> SHORT PROBLEM
Begin with the first line below and retype each line exactly through the line containing "nan = np.nan". Any pictures are to be left out.

> MATERIAL PROVIDED
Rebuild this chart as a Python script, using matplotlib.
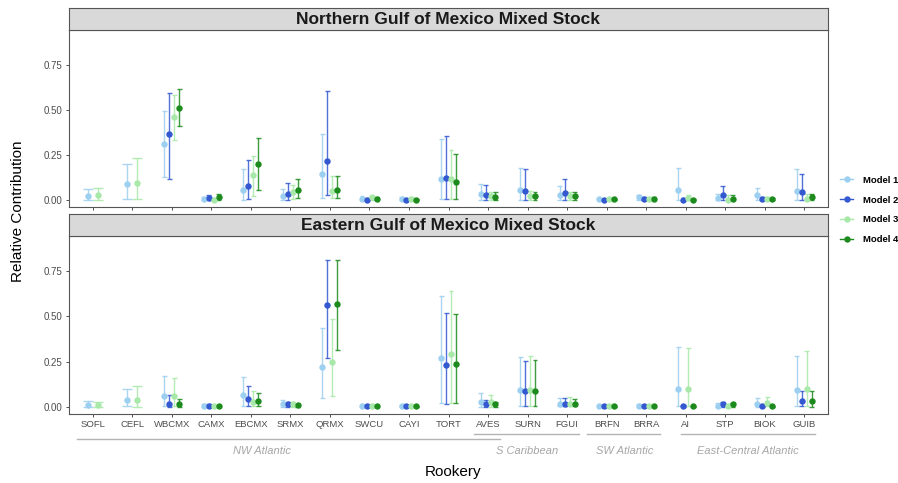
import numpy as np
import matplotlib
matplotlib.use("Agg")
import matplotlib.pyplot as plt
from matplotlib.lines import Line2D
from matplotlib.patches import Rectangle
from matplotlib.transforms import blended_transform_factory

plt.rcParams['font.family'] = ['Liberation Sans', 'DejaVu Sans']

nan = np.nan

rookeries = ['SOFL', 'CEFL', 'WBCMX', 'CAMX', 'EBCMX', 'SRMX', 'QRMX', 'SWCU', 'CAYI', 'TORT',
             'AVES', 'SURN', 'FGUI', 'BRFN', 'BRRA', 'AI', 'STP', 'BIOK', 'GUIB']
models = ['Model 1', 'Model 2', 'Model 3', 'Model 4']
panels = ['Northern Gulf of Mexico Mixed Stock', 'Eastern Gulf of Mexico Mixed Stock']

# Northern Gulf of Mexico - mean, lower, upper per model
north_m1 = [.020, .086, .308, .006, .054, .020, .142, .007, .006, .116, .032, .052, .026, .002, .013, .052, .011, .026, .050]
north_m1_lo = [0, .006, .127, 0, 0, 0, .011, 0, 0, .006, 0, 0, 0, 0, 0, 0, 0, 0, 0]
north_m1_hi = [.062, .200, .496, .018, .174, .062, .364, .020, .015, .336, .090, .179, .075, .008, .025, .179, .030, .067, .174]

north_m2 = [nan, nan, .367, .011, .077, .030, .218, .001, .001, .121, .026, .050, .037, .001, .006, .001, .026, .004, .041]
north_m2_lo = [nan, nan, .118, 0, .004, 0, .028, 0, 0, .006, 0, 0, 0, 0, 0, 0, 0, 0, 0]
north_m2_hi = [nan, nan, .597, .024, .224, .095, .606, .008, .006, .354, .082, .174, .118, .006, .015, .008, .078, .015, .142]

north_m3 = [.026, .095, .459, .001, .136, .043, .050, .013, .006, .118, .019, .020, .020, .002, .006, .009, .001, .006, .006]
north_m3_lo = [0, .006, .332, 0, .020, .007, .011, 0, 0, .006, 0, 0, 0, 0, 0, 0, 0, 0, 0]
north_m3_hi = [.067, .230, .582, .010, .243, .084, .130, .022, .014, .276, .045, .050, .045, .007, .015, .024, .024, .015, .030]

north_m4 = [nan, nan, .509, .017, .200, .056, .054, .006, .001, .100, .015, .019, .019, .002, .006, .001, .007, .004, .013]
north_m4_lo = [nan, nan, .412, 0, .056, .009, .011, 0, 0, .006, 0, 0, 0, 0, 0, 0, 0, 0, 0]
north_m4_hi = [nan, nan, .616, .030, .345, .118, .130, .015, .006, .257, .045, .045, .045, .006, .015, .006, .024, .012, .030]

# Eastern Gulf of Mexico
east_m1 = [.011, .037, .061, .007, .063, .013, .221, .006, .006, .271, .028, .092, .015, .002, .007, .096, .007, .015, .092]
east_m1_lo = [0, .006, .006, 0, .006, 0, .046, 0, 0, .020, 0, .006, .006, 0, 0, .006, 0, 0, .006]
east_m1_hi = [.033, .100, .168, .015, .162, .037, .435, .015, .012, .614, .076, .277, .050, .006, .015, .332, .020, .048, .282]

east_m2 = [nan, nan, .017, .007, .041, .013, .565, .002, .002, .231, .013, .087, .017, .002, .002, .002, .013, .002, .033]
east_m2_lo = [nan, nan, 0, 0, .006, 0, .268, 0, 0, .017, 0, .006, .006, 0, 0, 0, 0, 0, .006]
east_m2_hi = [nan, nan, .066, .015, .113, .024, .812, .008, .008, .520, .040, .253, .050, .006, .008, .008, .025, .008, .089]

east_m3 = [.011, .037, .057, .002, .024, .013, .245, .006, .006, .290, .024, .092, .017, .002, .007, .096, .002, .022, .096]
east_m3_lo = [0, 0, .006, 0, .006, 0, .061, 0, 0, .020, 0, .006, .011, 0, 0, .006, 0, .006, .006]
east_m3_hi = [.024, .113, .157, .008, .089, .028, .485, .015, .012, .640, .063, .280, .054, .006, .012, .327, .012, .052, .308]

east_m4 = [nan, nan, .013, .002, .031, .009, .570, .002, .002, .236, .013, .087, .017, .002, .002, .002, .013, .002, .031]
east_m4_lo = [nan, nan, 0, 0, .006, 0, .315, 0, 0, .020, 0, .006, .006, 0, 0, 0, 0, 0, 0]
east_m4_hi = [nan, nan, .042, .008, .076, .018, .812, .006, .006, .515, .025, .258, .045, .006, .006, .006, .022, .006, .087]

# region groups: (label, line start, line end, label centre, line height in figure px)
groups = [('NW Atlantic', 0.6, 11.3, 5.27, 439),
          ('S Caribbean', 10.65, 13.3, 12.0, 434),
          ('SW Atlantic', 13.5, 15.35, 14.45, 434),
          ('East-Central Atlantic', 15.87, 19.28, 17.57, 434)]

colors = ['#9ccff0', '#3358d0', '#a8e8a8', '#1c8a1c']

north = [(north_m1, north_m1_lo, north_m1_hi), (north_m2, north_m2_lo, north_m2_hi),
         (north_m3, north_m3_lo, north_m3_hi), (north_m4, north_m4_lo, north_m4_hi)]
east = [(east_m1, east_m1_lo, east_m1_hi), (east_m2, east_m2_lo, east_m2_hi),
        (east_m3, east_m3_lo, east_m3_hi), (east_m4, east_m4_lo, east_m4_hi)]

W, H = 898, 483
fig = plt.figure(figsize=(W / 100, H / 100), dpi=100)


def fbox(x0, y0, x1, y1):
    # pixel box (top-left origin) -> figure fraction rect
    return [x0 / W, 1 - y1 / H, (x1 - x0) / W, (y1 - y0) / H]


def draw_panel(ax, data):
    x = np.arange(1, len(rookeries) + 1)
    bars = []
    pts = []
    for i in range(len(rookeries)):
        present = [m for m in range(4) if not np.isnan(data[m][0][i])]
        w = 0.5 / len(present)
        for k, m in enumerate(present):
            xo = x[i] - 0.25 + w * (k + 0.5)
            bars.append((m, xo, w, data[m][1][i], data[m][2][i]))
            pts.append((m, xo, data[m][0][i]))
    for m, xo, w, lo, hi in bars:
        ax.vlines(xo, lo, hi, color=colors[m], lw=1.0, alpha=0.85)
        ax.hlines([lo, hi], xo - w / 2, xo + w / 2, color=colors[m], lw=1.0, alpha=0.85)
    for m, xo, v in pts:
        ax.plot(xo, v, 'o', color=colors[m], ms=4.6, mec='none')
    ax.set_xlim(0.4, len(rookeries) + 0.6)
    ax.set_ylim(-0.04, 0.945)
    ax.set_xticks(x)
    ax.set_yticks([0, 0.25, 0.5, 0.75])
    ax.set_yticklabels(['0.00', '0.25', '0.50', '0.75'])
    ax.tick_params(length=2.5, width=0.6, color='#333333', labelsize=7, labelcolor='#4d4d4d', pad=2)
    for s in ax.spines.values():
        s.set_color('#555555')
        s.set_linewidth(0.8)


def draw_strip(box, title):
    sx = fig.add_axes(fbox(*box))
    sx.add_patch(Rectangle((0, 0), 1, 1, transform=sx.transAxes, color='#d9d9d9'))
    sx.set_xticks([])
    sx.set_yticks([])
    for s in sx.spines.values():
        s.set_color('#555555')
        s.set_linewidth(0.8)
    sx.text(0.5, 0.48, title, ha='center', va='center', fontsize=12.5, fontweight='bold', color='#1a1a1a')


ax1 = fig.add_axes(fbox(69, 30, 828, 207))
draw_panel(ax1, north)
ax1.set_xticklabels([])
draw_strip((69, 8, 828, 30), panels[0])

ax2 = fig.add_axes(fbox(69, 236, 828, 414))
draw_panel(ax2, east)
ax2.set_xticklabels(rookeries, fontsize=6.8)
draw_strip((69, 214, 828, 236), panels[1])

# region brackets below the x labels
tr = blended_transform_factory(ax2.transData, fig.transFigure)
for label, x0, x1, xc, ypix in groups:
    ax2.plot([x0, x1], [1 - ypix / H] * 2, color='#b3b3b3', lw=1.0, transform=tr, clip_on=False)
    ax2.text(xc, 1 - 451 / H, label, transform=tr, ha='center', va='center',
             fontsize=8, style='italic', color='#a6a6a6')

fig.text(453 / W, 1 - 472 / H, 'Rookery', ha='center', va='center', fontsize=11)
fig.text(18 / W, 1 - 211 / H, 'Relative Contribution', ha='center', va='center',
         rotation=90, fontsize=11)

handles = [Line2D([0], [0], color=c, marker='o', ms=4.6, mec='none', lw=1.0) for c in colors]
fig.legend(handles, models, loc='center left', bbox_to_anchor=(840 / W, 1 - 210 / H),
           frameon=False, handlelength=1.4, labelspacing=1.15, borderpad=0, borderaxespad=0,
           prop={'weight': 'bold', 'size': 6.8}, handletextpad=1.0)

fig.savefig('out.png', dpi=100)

> PROBLEM SOLUTION
Rebuild this chart as a Python script, using matplotlib.
import numpy as np
import matplotlib
matplotlib.use("Agg")
import matplotlib.pyplot as plt
from matplotlib.lines import Line2D
from matplotlib.patches import Rectangle
from matplotlib.transforms import blended_transform_factory

plt.rcParams['font.family'] = ['Liberation Sans', 'DejaVu Sans']

nan = np.nan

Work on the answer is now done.